**What to do:** Which lines hold the string "matplotlib"? Copy every one of them.

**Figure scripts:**
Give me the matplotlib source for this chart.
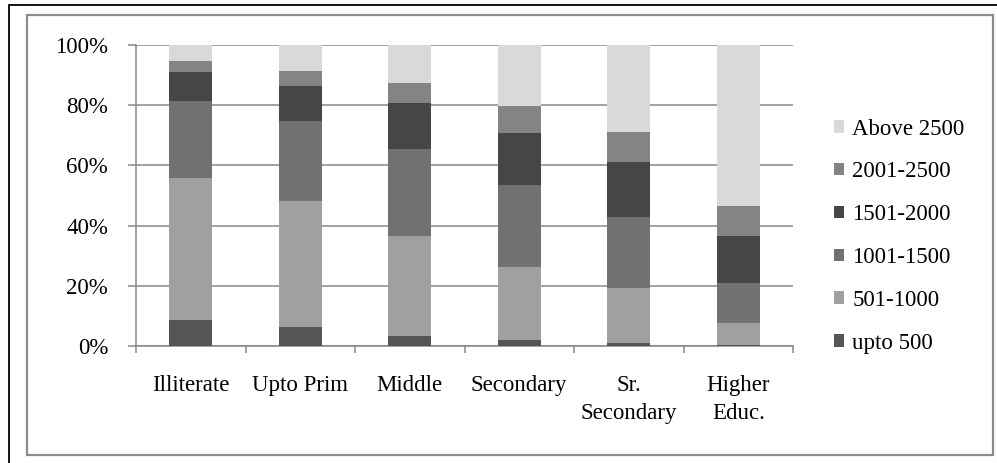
import matplotlib
matplotlib.use("Agg")
import matplotlib.pyplot as plt
from matplotlib.patches import Rectangle
import numpy as np

plt.rcParams['font.family'] = ['Liberation Serif', 'DejaVu Serif']

categories = ["Illiterate", "Upto Prim", "Middle", "Secondary", "Sr.\nSecondary", "Higher\nEduc."]
upto_500 = [8.6, 6.4, 3.3, 2.0, 0.9, 0.2]
r501_1000 = [47.2, 41.7, 33.2, 24.2, 18.4, 7.4]
r1001_1500 = [25.7, 26.7, 28.9, 27.3, 23.5, 13.2]
r1501_2000 = [9.6, 11.7, 15.4, 17.4, 18.3, 15.8]
r2001_2500 = [3.6, 4.9, 6.5, 8.7, 10.0, 9.8]
above_2500 = [5.3, 8.6, 12.7, 20.4, 28.9, 53.6]

series = [
    ("upto 500", upto_500, "#555555"),
    ("501-1000", r501_1000, "#a0a0a0"),
    ("1001-1500", r1001_1500, "#717171"),
    ("1501-2000", r1501_2000, "#464646"),
    ("2001-2500", r2001_2500, "#848484"),
    ("Above 2500", above_2500, "#d9d9d9"),
]

fig = plt.figure(figsize=(9.97, 4.63), dpi=100)
ax = fig.add_axes([136/997, 1-346/463, (793-136)/997, (346-45)/463])

x = np.arange(len(categories))
bottom = np.zeros(len(categories))
handles = []
for name, vals, col in series:
    b = ax.bar(x, vals, 0.39, bottom=bottom, color=col, label=name, zorder=3)
    handles.append(b)
    bottom += np.array(vals)

ax.set_xlim(-0.5, 5.5)
ax.set_ylim(0, 100)
ax.set_yticks(np.arange(0, 101, 20))
ax.set_yticklabels([f"{v}%" for v in range(0, 101, 20)])
ax.yaxis.grid(True, color="#878787", linewidth=1.1, zorder=0)
ax.set_xticks(x)
ax.set_xticklabels(categories, fontsize=16.5, va="top", linespacing=1.45)
ax.set_xticks(np.arange(-0.5, 6, 1), minor=True)
ax.tick_params(axis="x", which="major", length=0, pad=21)
ax.tick_params(axis="x", which="minor", length=5, color="#878787", width=1.1)
ax.tick_params(axis="y", length=6, color="#878787", width=1.1, pad=14, labelsize=16.5)
for s in ["top", "right"]:
    ax.spines[s].set_visible(False)
for s in ["left", "bottom"]:
    ax.spines[s].set_color("#878787")
    ax.spines[s].set_linewidth(1.1)

leg = fig.legend(handles[::-1], [s[0] for s in series][::-1],
                 loc="center left", bbox_to_anchor=(834/997, 0.49),
                 frameon=False, fontsize=16.5, handlelength=0.45, handleheight=0.45,
                 handletextpad=0.35, labelspacing=0.95, borderpad=0, borderaxespad=0)

# outer frames
fig.patches.append(Rectangle((9/997, -0.1), 1.1, 1-5/463 + 0.1, transform=fig.transFigure,
                             fill=False, edgecolor="black", linewidth=1.3))
fig.patches.append(Rectangle((27/997, 1-455/463), (993-27)/997, (455-15)/463,
                             transform=fig.transFigure, fill=False, edgecolor="#8c8c8c",
                             linewidth=1.6))

plt.savefig("out.png", dpi=100)
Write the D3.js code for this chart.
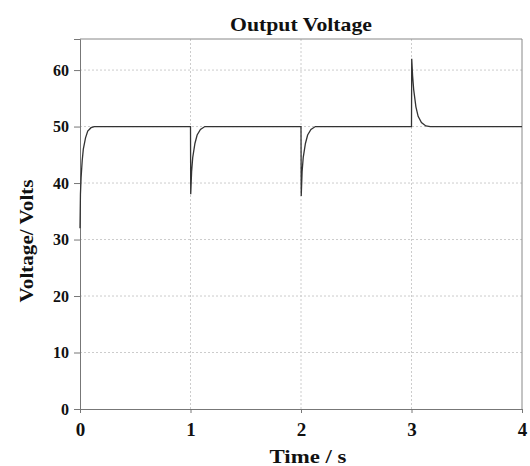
<!DOCTYPE html>
<html><head><meta charset="utf-8">
<script src="https://cdn.jsdelivr.net/npm/d3@7"></script>
<style>body{margin:0;background:#fff}svg{display:block}</style>
</head><body>
<svg id="c" width="530" height="466"></svg>
<script>
const timeValues = [0,0.004,0.01,0.02,0.03,0.05,0.07,0.1,0.13,1.0,1.002,1.01,1.02,1.04,1.06,1.09,1.13,2.0,2.002,2.01,2.02,2.04,2.06,2.09,2.13,3.0,3.002,3.01,3.02,3.04,3.06,3.09,3.13,3.17,4.0];
const voltageValues = [32,38,41,44,46,48,49.2,49.8,50,50,38,42,44.5,47,48.5,49.5,50,50,37.7,42,44.5,47,48.5,49.5,50,50,62,59,56.5,53.5,51.8,50.7,50.1,50,50];
const xTicks = [0,1,2,3,4];
const yTicks = [0,10,20,30,40,50,60];
const title = "Output Voltage";
const xLabel = "Time / s";
const yLabel = "Voltage/ Volts";

const svg = d3.select("#c");
const L=80,R=522,T=39,B=409;
const x = d3.scaleLinear().domain([0,4]).range([L,R]);
const y = d3.scaleLinear().domain([0,65.5]).range([B,T]);
const font = "'Liberation Serif','Times New Roman',serif";

// grid
svg.append("g").selectAll("line").data(yTicks.filter(d=>d>0)).join("line")
  .attr("x1",L).attr("x2",R).attr("y1",d=>y(d)).attr("y2",d=>y(d))
  .attr("stroke","#ccc").attr("stroke-width",1).attr("stroke-dasharray","2,2");
svg.append("g").selectAll("line").data(xTicks.filter(d=>d>0&&d<4)).join("line")
  .attr("y1",T).attr("y2",B).attr("x1",d=>x(d)).attr("x2",d=>x(d))
  .attr("stroke","#ccc").attr("stroke-width",1).attr("stroke-dasharray","2,2");

// frame top/right
svg.append("line").attr("x1",L).attr("x2",R).attr("y1",T).attr("y2",T).attr("stroke","#888");
svg.append("line").attr("x1",R).attr("x2",R).attr("y1",T).attr("y2",B).attr("stroke","#888");

const xa = svg.append("g").attr("transform",`translate(0,${B})`)
  .call(d3.axisBottom(x).tickValues(xTicks).tickFormat(d3.format("d")).tickSizeOuter(0).tickSize(4).tickPadding(10));
const ya = svg.append("g").attr("transform",`translate(${L},0)`)
  .call(d3.axisLeft(y).tickValues(yTicks).tickFormat(d3.format("d")).tickSizeOuter(0).tickSize(6).tickPadding(5));
[xa,ya].forEach(a=>{
  a.select(".domain").attr("stroke","#777");
  a.selectAll(".tick line").attr("stroke","#777");
  a.selectAll("text").attr("font-family",font).attr("font-weight","bold").attr("fill","#111");
});
xa.selectAll("text").attr("font-size",19);
ya.selectAll("text").attr("font-size",16);

const line = d3.line().x((d,i)=>x(timeValues[i])).y(d=>y(d));
svg.append("path").datum(voltageValues).attr("d",line)
  .attr("fill","none").attr("stroke","#333").attr("stroke-width",1.3);

svg.append("text").attr("x",301).attr("y",31).attr("text-anchor","middle")
  .attr("font-family",font).attr("font-weight","bold").attr("font-size",19)
  .attr("textLength",142).attr("lengthAdjust","spacingAndGlyphs").attr("fill","#111").text(title);
svg.append("text").attr("x",308).attr("y",463).attr("text-anchor","middle")
  .attr("font-family",font).attr("font-weight","bold").attr("font-size",19)
  .attr("textLength",77).attr("lengthAdjust","spacingAndGlyphs").attr("fill","#111").text(xLabel);
svg.append("text").attr("transform","translate(33,241) rotate(-90)").attr("text-anchor","middle")
  .attr("font-family",font).attr("font-weight","bold").attr("font-size",18)
  .attr("textLength",123).attr("lengthAdjust","spacingAndGlyphs").attr("fill","#111").text(yLabel);
</script>
</body></html>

**Answer to the task:**
Give me the matplotlib source for this chart.
import matplotlib
matplotlib.use("Agg")
import matplotlib.pyplot as plt
from matplotlib.patches import Rectangle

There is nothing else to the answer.